Last month, UNCC Chancellor Phil Dubois recommended the school suit up a team by 2013, if boosters and football fans demonstrated support by raising $5 million in six months to help build a $45.3 million stadium complex.
He suggested selling 5,000 personal seat licenses – or “Forty-Niner Seat Licenses” – for $1,000 each, just for the right to buy tickets.
Three weeks later, the school has taken reservations for more than 3,100 licenses, or 60 percent of the goal.
Never miss a local story.
UNCC is taking no money until trustees vote on Dubois' recommendation. That's scheduled for Nov. 13. Still, the response is well beyond expectations, athletic director Judy Rose said.
“We're talking three weeks with really no push or effort on our part,” Rose said last week. “We can't roll out a plan until it is endorsed by trustees.
“But I am very pleased with the response. People have said, ‘Yes, we're interested. We're ready. We want football.'”
The biggest obstacle to football is a place to play. Dubois recommended building an expandable 12,000-seat stadium on campus, or playing at a renovated Memorial Stadium in uptown Charlotte.
He charged Rose's department with raising $15 million. With $5 million from FSLs, that would still leave $25 million to raise.
They'll easily sell the 5,000 licenses, Rose said, and she is contemplating offering more.
“But if we sell more, we've got to make sure we've got a place for those people to sit,” she said.
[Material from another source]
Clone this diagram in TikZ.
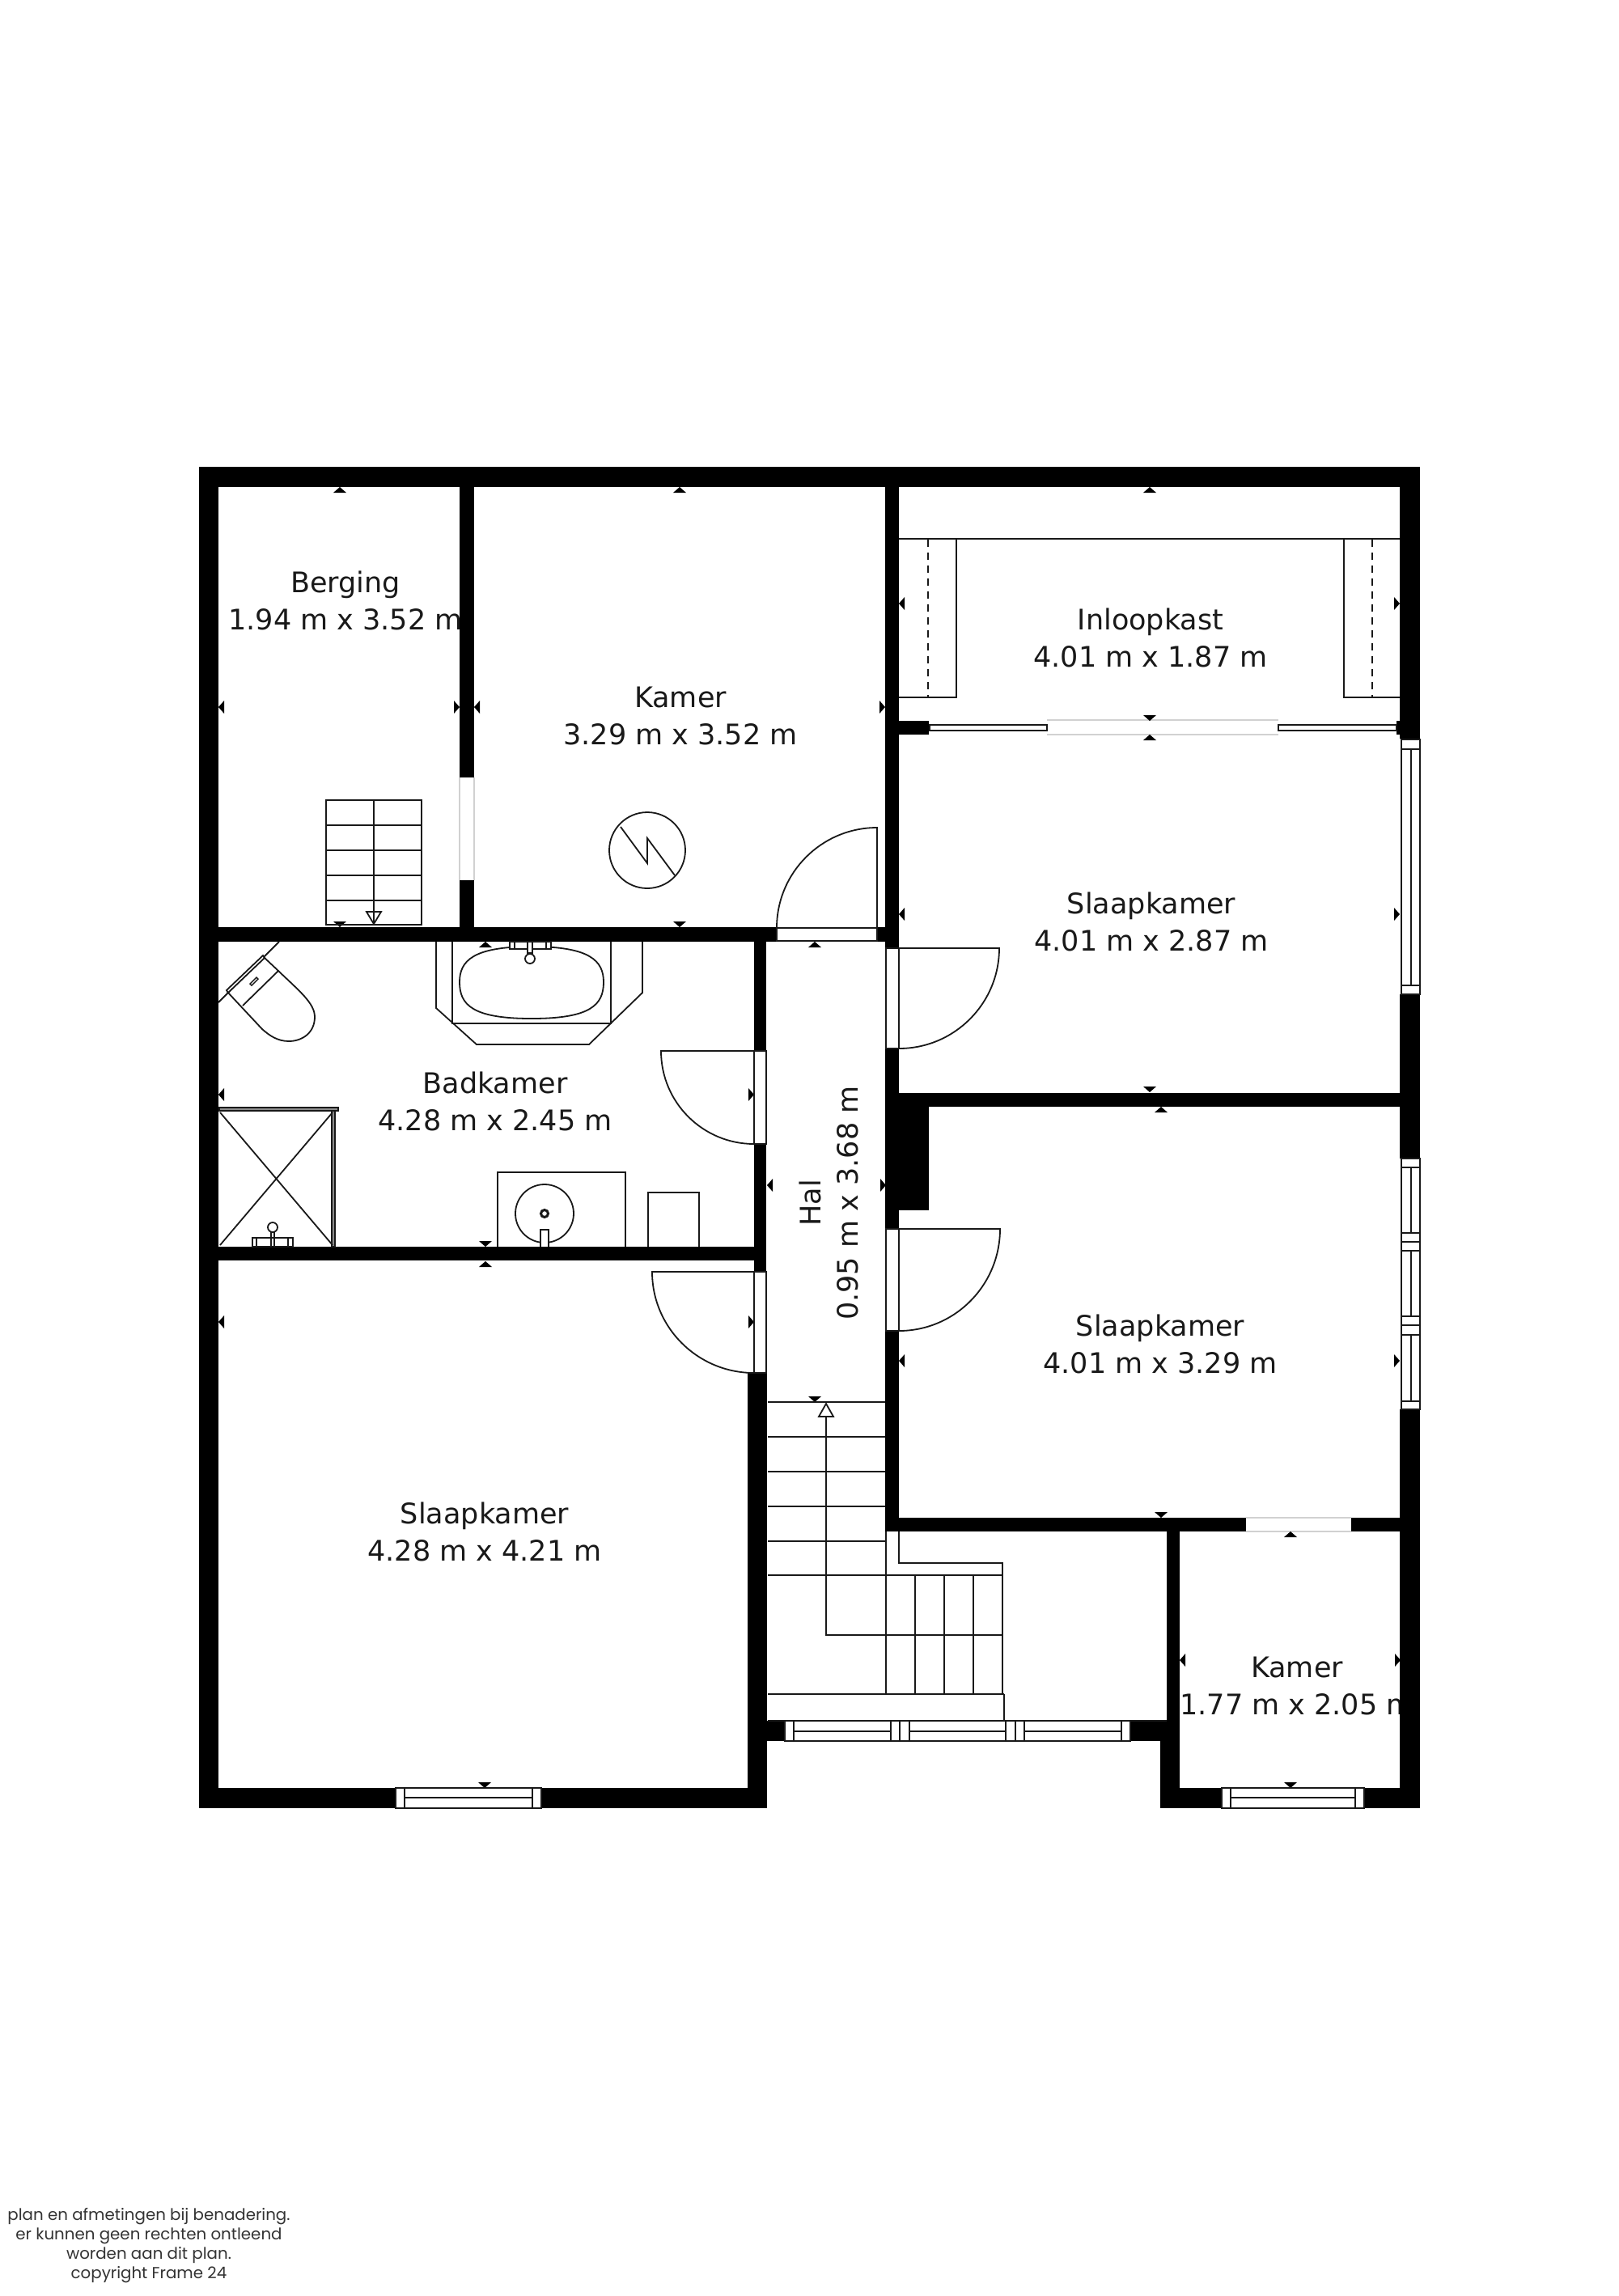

A UNCC team would play in a conference in the NCAA's Football Championship Subdivision (formerly known as Division 1-AA) for the foreseeable future.
Those schools draw an average of 6,000 students to home games. If another 5,000 seats are taken up by license holders, that would leave 1,000 for players' relatives and walkup fans, Rose said.
“We'll have to wait and see what happens after the trustees take their vote,” Rose said. “If we built a bigger stadium, it would cost more, and we'd have a bigger black hole to fill. But, at the same time, you've got to strike when the iron's hot.”